Billionaires and their funds keep adding to their Bitcoin (BTC -0.99%) stacks. Strategy's (formerly known as MicroStrategy) co-founder Michael Saylor is a cryptocurrency celebrity purely on the basis of his reliably gargantuan purchases of the big orange coin. Tim Draper is again predicting "infinity" for the price, saying the dollar will collapse long before Bitcoin runs out of buyers.
Yet the coin has spent most of July with its price meandering between $101,000 and $108,000. The disconnect between highly bullish billionaires and humdrum price action raises a fair question for long-term investors: If heavy hitters are accumulating, why is the market treading water?
Here's what's going on.
Big buyers can still make a small splash
Let's start with the numbers everyone quotes.
By mid-July, Bitcoin exchange-traded funds (ETFs) vacuumed up $14.8 billion in cumulative net inflows since January 2024, with one fund pulling in $1.3 billion in just two trading days.
When Strategy buys a massive stash, it does so via over-the-counter (OTC) brokers that source coins directly from miners or large holders, keeping those transactions off public order books. The same "invisible" route applies to ETFs, which are assembled by purchases from a handful of authorized participants rather than on mainstream exchanges.

Image source: Getty Images.
That means demand often bypasses the venues where the quoted price is discovered, namely major crypto exchanges.
Meanwhile, newly mined supply continues to flow, albeit at a slower rate than before the 2024 halving. Opportunistic miners regularly sell part of their output to cover power bills or other operating costs, especially now that break-even costs run above an estimated $45,000 per coin for the largest public mining operators. Given that miners have held Bitcoin since much lower prices in anticipation of the higher-priced period we're now in, it makes perfect sense that they'd be exiting at least some of their position to secure their profits and guard against the losses that would be caused by any kind of drawdown.
Add in routine profit-taking from whales and short-term investors, and it becomes clear why even billion-dollar tickets might not launch a moonshot.
Macro uncertainty is high on a weekly basis now
The biggest brake on Bitcoin's price right now is the high degree of global macroeconomic uncertainty that originates from the trade policies of the United States.
President Trump has given trade partners until Aug. 1 to cut fresh trade deals or face tariffs, a deadline that keeps shifting with every tweet and off-the-cuff remark, along with revisions to the supposed penalties for noncompliance. Investors know perfectly well that a single improvised policy pivot could yank global supply chains and extinguish risk appetite instantly -- or send it into maximum overdrive.

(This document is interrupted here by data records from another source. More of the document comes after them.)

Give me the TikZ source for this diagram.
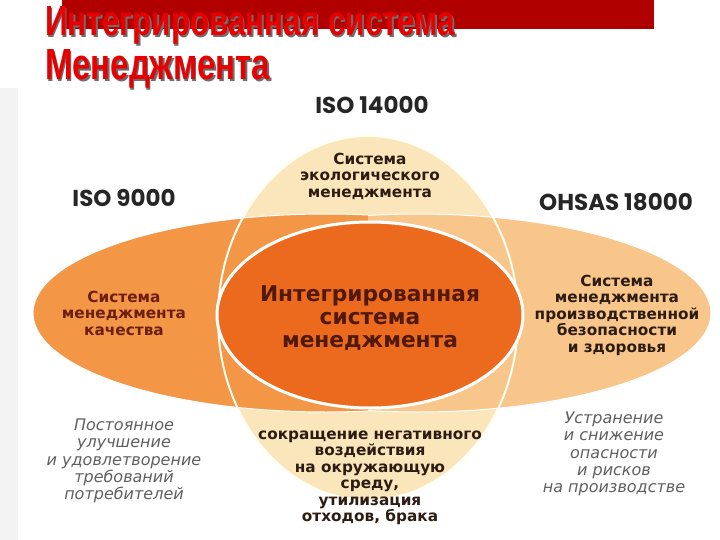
\documentclass[tikz,border=0pt]{standalone}
\usepackage{fontspec}
\setmainfont{DejaVu Sans}
\newfontfamily\isofont{Poppins}
\newfontfamily\titlefont{Liberation Sans}
\definecolor{bgstrip}{RGB}{243,243,243}
\definecolor{leftor}{RGB}{243,150,70}
\definecolor{rightor}{RGB}{248,198,138}
\definecolor{topbeige}{RGB}{250,230,186}
\definecolor{centor}{RGB}{236,106,30}
\definecolor{centtxt}{RGB}{80,25,10}
\definecolor{lefttxt}{RGB}{110,30,15}
\definecolor{darktxt}{RGB}{45,28,18}
\definecolor{graytxt}{RGB}{95,95,95}
\definecolor{titlered}{RGB}{232,0,0}
\definecolor{barred}{RGB}{176,0,0}
\definecolor{shadowgray}{RGB}{110,110,110}
\tikzset{
  isolabel/.style={font=\isofont\bfseries\fontsize{23}{27}\selectfont, text=black!85, inner sep=0pt},
  bodytxt/.style={font=\bfseries\fontsize{15.3}{16.5}\selectfont, align=center, inner sep=0pt},
  centretxt/.style={font=\bfseries\fontsize{21.7}{23}\selectfont, align=center, inner sep=0pt, text=centtxt},
  notetxt/.style={font=\itshape\fontsize{16}{17.2}\selectfont, align=center, inner sep=0pt, text=graytxt},
  titletxt/.style={font=\titlefont\bfseries\fontsize{36}{40}\selectfont, inner sep=0pt, anchor=base west},
}
\begin{document}
\begin{tikzpicture}[x=1pt,y=-1pt]
\useasboundingbox (0,0) rectangle (720,540);
\fill[white] (0,0) rectangle (720,540);
\fill[bgstrip] (0,88) rectangle (18,540);
% title bar
\fill[barred] (62,0) rectangle (654,29);
% ellipses
\fill[topbeige] (368,318) ellipse [x radius=150pt, y radius=182pt];
\begin{scope}
  \clip (0,0) rectangle (368,540);
  \fill[leftor] (326,313) ellipse [x radius=293pt, y radius=99pt];
  \draw[white, line width=1pt] (326,313) ellipse [x radius=293pt, y radius=99pt];
\end{scope}
\begin{scope}
  \clip (368,0) rectangle (720,540);
  \fill[rightor] (418,313) ellipse [x radius=293pt, y radius=99pt];
  \draw[white, line width=1pt] (418,313) ellipse [x radius=293pt, y radius=99pt];
\end{scope}
\draw[white!95!yellow, line width=2pt] (368,318) ellipse [x radius=150pt, y radius=182pt];
\fill[centor] (370,315) ellipse [x radius=153pt, y radius=93pt];
\draw[white, line width=3pt] (370,315) ellipse [x radius=153pt, y radius=93pt];
% title
\node[titletxt, text=shadowgray] (t1s) at (46.5,37.5) {\resizebox{410pt}{29pt}{Интегрированная система}};
\node[titletxt, text=titlered] (t1) at (45,36) {\resizebox{410pt}{29pt}{Интегрированная система}};
\node[titletxt, text=shadowgray] (t2s) at (46.5,81.5) {\resizebox{225pt}{30pt}{Менеджмента}};
\node[titletxt, text=titlered] (t2) at (45,80) {\resizebox{225pt}{30pt}{Менеджмента}};
% standard labels
\node[isolabel] (iso14) at (372,105) {ISO 14000};
\node[isolabel] (iso9) at (124,198) {ISO 9000};
\node[isolabel] (ohsas) at (616,202) {OHSAS 18000};
% ellipse texts
\node[centretxt] (ims) at (370,318) {Интегрированная\\система\\менеджмента};
\node[bodytxt, text=lefttxt] (qms) at (124,313) {Система\\менеджмента\\качества};
\node[bodytxt, text=darktxt] (ems) at (370,176) {Система\\экологического\\менеджмента};
\node[bodytxt, text=darktxt] (ohs) at (617,315) {Система\\менеджмента\\производственной\\безопасности\\и здоровья};
\node[bodytxt, text=darktxt] (env) at (370,478) {сокращение негативного\\воздействия\\на окружающую\\среду,\\утилизация\\отходов, брака};
% notes
\node[notetxt] (n1) at (124,461) {Постоянное\\улучшение\\и удовлетворение\\требований\\потребителей};
\node[notetxt] (n2) at (614,454) {Устранение\\и снижение\\опасности\\и рисков\\на производстве};
\end{tikzpicture}
\end{document}
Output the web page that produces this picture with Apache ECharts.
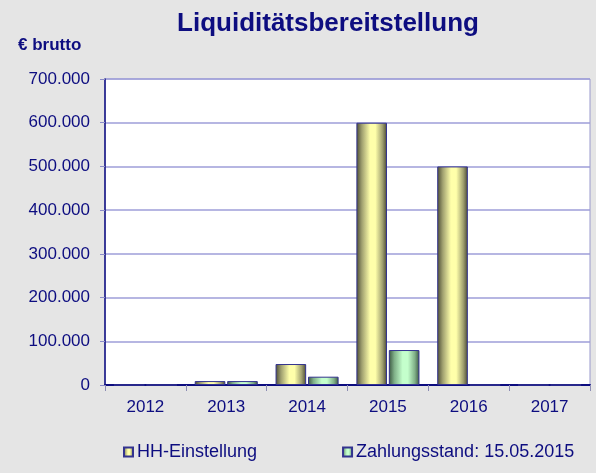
<!DOCTYPE html>
<html>
<head>
<meta charset="utf-8">
<script src="https://cdn.jsdelivr.net/npm/echarts@6/dist/echarts.min.js"></script>
<style>
	html, body { margin: 0; padding: 0; background: #e5e5e5; }
	#chart { width: 596px; height: 473px; }
</style>
</head>
<body>
<div id="chart"></div>
<script>
	var years = ["2012", "2013", "2014", "2015", "2016", "2017"];
	var hhEinstellung = [0, 9000, 48000, 600000, 500000, 0];
	var zahlungsstand = [0, 9000, 19000, 80000, 0, 0];
	var yTicks = [0, 100000, 200000, 300000, 400000, 500000, 600000, 700000];

	var navy = '#0d0d80';

	function barGradient(dark, mid, light) {
		return new echarts.graphic.LinearGradient(0, 0, 1, 0, [
			{ offset: 0, color: dark },
			{ offset: 0.18, color: mid },
			{ offset: 0.45, color: light },
			{ offset: 0.62, color: light },
			{ offset: 0.85, color: mid },
			{ offset: 1, color: dark }
		]);
	}

	function fmt(v) {
		// Tausenderpunkt wie im Original
		return String(v).replace(/\B(?=(\d{3})+(?!\d))/g, '.');
	}

	var chart = echarts.init(document.getElementById('chart'));
	var option = {
		backgroundColor: '#e5e5e5',
		animation: false,
		title: [{
			text: 'Liquiditätsbereitstellung',
			left: 323,
			textAlign: 'center',
			top: 6,
			textStyle: { fontFamily: 'Liberation Sans, Arial', fontSize: 26, fontWeight: 'bold', color: navy }
		}, {
			text: '€ brutto',
			left: 13,
			top: 32,
			textStyle: { fontFamily: 'Liberation Sans, Arial', fontSize: 17, fontWeight: 'bold', color: navy }
		}],
		legend: {
			left: 123,
			top: 443,
			padding: 0,
			itemWidth: 9,
			itemHeight: 9,
			itemGap: 85,
			icon: 'rect',
			textStyle: { fontFamily: 'Liberation Sans, Arial', fontSize: 18, color: navy, padding: [0, 0, 0, -1] },
			data: ['HH-Einstellung', 'Zahlungsstand: 15.05.2015']
		},
		grid: {
			left: 105,
			right: 6,
			top: 79,
			bottom: 88,
			show: true,
			backgroundColor: '#ffffff',
			borderColor: '#9999cc',
			borderWidth: 1
		},
		xAxis: {
			type: 'category',
			data: years,
			axisLine: { lineStyle: { color: navy, width: 2 } },
			axisTick: { show: true, length: 6, lineStyle: { color: '#8c8cb4' } },
			axisLabel: { fontFamily: 'Liberation Sans, Arial', fontSize: 17, color: navy, margin: 14 }
		},
		yAxis: {
			type: 'value',
			min: 0,
			max: yTicks[yTicks.length - 1],
			interval: yTicks[1] - yTicks[0],
			axisLine: { show: true, lineStyle: { color: navy, width: 1.5 } },
			axisTick: { show: true, length: 5, lineStyle: { color: '#8c8cc8' } },
			splitLine: { lineStyle: { color: '#9e9ed8', width: 1.5 } },
			axisLabel: {
				fontFamily: 'Liberation Sans, Arial',
				fontSize: 17,
				color: navy,
				margin: 15,
				formatter: function(v) { return fmt(v); }
			}
		},
		series: [{
			name: 'HH-Einstellung',
			type: 'bar',
			data: hhEinstellung,
			barGap: '6%',
			barCategoryGap: '22%',
			itemStyle: {
				color: barGradient('#4a4a32', '#a0a070', '#ffffaa'),
				borderColor: '#33338f',
				borderWidth: 1
			}
		}, {
			name: 'Zahlungsstand: 15.05.2015',
			type: 'bar',
			data: zahlungsstand,
			itemStyle: {
				color: barGradient('#3a5540', '#80b088', '#c4ffcc'),
				borderColor: '#33338f',
				borderWidth: 1
			}
		}]
	};
	chart.setOption(option);
</script>
</body>
</html>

That whiplash is already visible. Treasury Secretary Scott Bessent's stop-and-go negotiations with China have seesawed between 0% and 100% tariffs on critical imports, as well as less-critical but relevant imports like Bitcoin mining hardware. Markets typically hate binary outcomes, so money keeps shuttling from risk assets into cash the moment headlines sour, then back again when the next headline inevitably signals a softer approach to negotiations.
Some experts, including those at Wharton's Budget Project, figure these tariff policies will lead to decreased growth that could be even harsher than doubling the corporate tax rate would be. Such forecasts understandably spook shorter-term holders, who tend to dump Bitcoin whenever growth expectations lurch lower, reinforcing sharp drawdowns.
It's important to note that there aren't going to be any tariffs levied against Bitcoin or its mining specifically.
This kind of macroeconomic stress typically drags on Bitcoin until conviction buyers step in and procure coins for long-term holding. In other words, volatility is the toll paid by investors who can't commit to holding through the policy storm.
For those with a multiyear horizon, the disarray may be a buying opportunity. For everyone else, it's a rough ride. So keep your focus on the longer term and plan your investing strategy accordingly.